In fact, both Renwick and Townsend were within days of their 20th birthday when capped for the first time but Hogg will not leave his teens behind until June.
“The first time I dreamt of playing for Scotland was when I was about five or six and managed to get into the Hawick team dressing-room because my dad was helping with the coaching. It was always great to walk into the clubrooms, too, and see the pictures of some great players who had been capped. If I do get capped I will owe a lot to Jim Renwick who has been my official mentor and is a fantastic man to be around with great knowledge to pass on. Jim takes helping me really seriously and when I was playing for Hawick before joining Glasgow he would make phone calls and jot down notes aiming at helping me improve.”
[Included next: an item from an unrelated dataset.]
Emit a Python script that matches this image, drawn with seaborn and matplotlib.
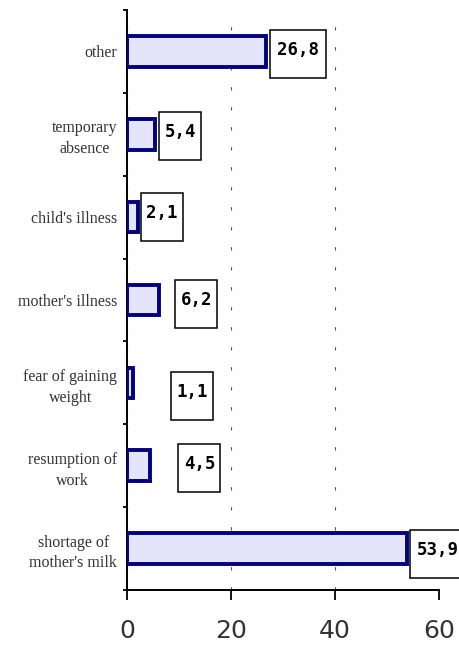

Appropriately, Renwick will be on a nostalgic trip to Cardiff this weekend in the company of close friend Ian Barnes. For Barnes, who after finishing playing with Hawick has coached, amongst others, Edinburgh Accies, Heriot’s and Stewart’s-Melville, the fixture marks the 40th anniversary of his first cap while Renwick was a member of the Scottish side which created one of the biggest upsets ever when a Wales team including Gareth Davies, Eddie Butler and Roy Gravell were beaten 34-18 30 years ago in Cardiff – there were five Scottish try-scorers that day, including Renwick.
How Hogg would no doubt love to be on the pitch at full time perhaps celebrating the score that ended a four-match Scottish try drought.